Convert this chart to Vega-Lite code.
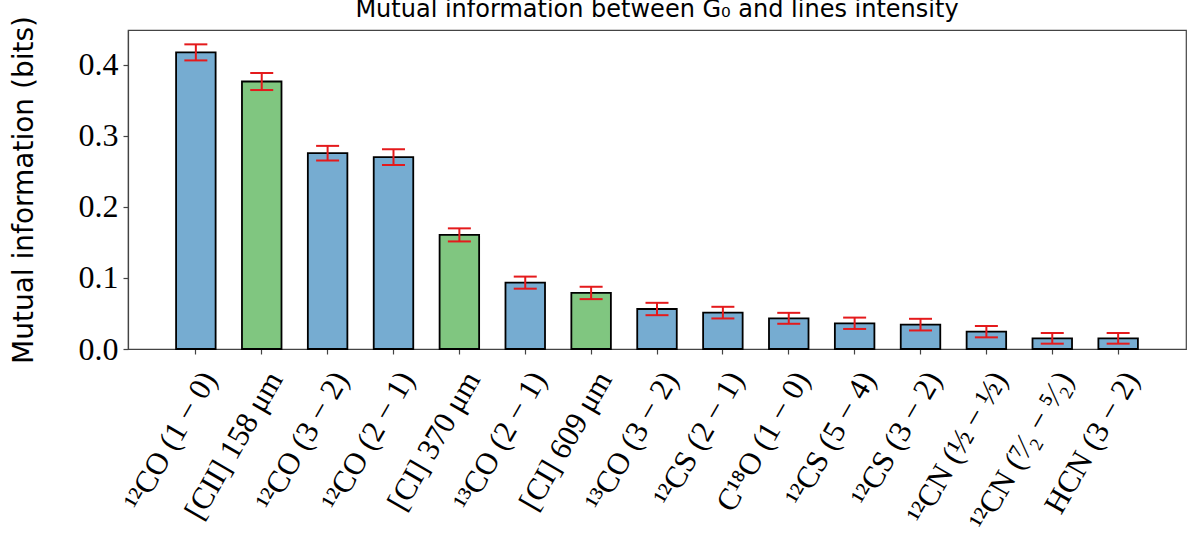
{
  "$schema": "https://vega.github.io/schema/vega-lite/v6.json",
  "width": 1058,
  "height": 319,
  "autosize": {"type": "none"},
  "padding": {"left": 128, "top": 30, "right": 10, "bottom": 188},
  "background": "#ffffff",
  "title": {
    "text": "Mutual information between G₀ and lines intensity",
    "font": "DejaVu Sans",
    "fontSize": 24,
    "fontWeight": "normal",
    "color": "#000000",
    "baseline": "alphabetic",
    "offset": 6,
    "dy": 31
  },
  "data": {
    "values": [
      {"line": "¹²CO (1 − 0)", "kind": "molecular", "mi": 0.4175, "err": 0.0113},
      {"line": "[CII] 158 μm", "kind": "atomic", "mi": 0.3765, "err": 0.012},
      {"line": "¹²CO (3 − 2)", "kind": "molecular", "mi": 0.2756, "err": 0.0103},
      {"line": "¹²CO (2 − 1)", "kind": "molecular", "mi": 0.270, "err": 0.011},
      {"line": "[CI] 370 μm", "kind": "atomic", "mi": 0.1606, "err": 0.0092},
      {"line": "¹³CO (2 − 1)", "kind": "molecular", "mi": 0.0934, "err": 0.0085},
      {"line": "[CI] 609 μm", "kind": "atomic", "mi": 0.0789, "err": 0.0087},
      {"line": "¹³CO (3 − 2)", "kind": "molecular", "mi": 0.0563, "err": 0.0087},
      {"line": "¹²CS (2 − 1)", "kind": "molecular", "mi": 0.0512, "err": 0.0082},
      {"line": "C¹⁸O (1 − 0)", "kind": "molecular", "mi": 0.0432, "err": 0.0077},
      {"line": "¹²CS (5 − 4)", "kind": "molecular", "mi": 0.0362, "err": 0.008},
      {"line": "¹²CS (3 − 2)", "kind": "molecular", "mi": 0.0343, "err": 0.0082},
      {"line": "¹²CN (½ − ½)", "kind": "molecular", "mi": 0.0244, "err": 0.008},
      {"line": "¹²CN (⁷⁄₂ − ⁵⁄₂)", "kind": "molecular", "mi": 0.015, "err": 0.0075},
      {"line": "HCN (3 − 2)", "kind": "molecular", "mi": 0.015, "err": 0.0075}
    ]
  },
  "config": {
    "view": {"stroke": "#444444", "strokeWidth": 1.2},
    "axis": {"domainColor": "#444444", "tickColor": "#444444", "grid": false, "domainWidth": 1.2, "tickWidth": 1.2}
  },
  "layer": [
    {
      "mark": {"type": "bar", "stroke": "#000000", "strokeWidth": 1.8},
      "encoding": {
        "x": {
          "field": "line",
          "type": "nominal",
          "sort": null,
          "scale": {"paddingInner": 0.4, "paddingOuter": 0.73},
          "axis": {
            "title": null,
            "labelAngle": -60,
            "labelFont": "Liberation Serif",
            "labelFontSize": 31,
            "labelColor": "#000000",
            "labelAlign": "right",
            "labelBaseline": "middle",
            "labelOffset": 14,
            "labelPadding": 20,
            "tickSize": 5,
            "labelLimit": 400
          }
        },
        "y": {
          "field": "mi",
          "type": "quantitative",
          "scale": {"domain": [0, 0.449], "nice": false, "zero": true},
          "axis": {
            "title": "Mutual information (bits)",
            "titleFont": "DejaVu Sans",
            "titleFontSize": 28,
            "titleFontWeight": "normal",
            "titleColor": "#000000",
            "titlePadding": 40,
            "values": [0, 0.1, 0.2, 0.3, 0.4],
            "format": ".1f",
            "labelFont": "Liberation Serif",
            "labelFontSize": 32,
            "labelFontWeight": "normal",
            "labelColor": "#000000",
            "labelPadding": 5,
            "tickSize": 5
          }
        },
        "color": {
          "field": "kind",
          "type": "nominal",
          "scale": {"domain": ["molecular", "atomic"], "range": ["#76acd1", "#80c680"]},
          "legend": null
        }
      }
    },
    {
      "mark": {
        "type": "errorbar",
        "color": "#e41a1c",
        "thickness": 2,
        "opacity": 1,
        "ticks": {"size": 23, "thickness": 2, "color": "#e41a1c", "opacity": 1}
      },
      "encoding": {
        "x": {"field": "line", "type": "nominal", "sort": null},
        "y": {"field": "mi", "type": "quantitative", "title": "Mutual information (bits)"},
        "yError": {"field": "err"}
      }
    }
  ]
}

======

Give the data again exactly as written, with all pictures left out.

Convert this chart to Vega-Lite code.
{
  "$schema": "https://vega.github.io/schema/vega-lite/v6.json",
  "width": 1058,
  "height": 319,
  "autosize": {"type": "none"},
  "padding": {"left": 128, "top": 30, "right": 10, "bottom": 188},
  "background": "#ffffff",
  "title": {
    "text": "Mutual information between G₀ and lines intensity",
    "font": "DejaVu Sans",
    "fontSize": 24,
    "fontWeight": "normal",
    "color": "#000000",
    "baseline": "alphabetic",
    "offset": 6,
    "dy": 31
  },
  "data": {
    "values": [
      {"line": "¹²CO (1 − 0)", "kind": "molecular", "mi": 0.4175, "err": 0.0113},
      {"line": "[CII] 158 μm", "kind": "atomic", "mi": 0.3765, "err": 0.012},
      {"line": "¹²CO (3 − 2)", "kind": "molecular", "mi": 0.2756, "err": 0.0103},
      {"line": "¹²CO (2 − 1)", "kind": "molecular", "mi": 0.270, "err": 0.011},
      {"line": "[CI] 370 μm", "kind": "atomic", "mi": 0.1606, "err": 0.0092},
      {"line": "¹³CO (2 − 1)", "kind": "molecular", "mi": 0.0934, "err": 0.0085},
      {"line": "[CI] 609 μm", "kind": "atomic", "mi": 0.0789, "err": 0.0087},
      {"line": "¹³CO (3 − 2)", "kind": "molecular", "mi": 0.0563, "err": 0.0087},
      {"line": "¹²CS (2 − 1)", "kind": "molecular", "mi": 0.0512, "err": 0.0082},
      {"line": "C¹⁸O (1 − 0)", "kind": "molecular", "mi": 0.0432, "err": 0.0077},
      {"line": "¹²CS (5 − 4)", "kind": "molecular", "mi": 0.0362, "err": 0.008},
      {"line": "¹²CS (3 − 2)", "kind": "molecular", "mi": 0.0343, "err": 0.0082},
      {"line": "¹²CN (½ − ½)", "kind": "molecular", "mi": 0.0244, "err": 0.008},
      {"line": "¹²CN (⁷⁄₂ − ⁵⁄₂)", "kind": "molecular", "mi": 0.015, "err": 0.0075},
      {"line": "HCN (3 − 2)", "kind": "molecular", "mi": 0.015, "err": 0.0075}
    ]
  },
  "config": {
    "view": {"stroke": "#444444", "strokeWidth": 1.2},
    "axis": {"domainColor": "#444444", "tickColor": "#444444", "grid": false, "domainWidth": 1.2, "tickWidth": 1.2}
  },
  "layer": [
    {
      "mark": {"type": "bar", "stroke": "#000000", "strokeWidth": 1.8},
      "encoding": {
        "x": {
          "field": "line",
          "type": "nominal",
          "sort": null,
          "scale": {"paddingInner": 0.4, "paddingOuter": 0.73},
          "axis": {
            "title": null,
            "labelAngle": -60,
            "labelFont": "Liberation Serif",
            "labelFontSize": 31,
            "labelColor": "#000000",
            "labelAlign": "right",
            "labelBaseline": "middle",
            "labelOffset": 14,
            "labelPadding": 20,
            "tickSize": 5,
            "labelLimit": 400
          }
        },
        "y": {
          "field": "mi",
          "type": "quantitative",
          "scale": {"domain": [0, 0.449], "nice": false, "zero": true},
          "axis": {
            "title": "Mutual information (bits)",
            "titleFont": "DejaVu Sans",
            "titleFontSize": 28,
            "titleFontWeight": "normal",
            "titleColor": "#000000",
            "titlePadding": 40,
            "values": [0, 0.1, 0.2, 0.3, 0.4],
            "format": ".1f",
            "labelFont": "Liberation Serif",
            "labelFontSize": 32,
            "labelFontWeight": "normal",
            "labelColor": "#000000",
            "labelPadding": 5,
            "tickSize": 5
          }
        },
        "color": {
          "field": "kind",
          "type": "nominal",
          "scale": {"domain": ["molecular", "atomic"], "range": ["#76acd1", "#80c680"]},
          "legend": null
        }
      }
    },
    {
      "mark": {
        "type": "errorbar",
        "color": "#e41a1c",
        "thickness": 2,
        "opacity": 1,
        "ticks": {"size": 23, "thickness": 2, "color": "#e41a1c", "opacity": 1}
      },
      "encoding": {
        "x": {"field": "line", "type": "nominal", "sort": null},
        "y": {"field": "mi", "type": "quantitative", "title": "Mutual information (bits)"},
        "yError": {"field": "err"}
      }
    }
  ]
}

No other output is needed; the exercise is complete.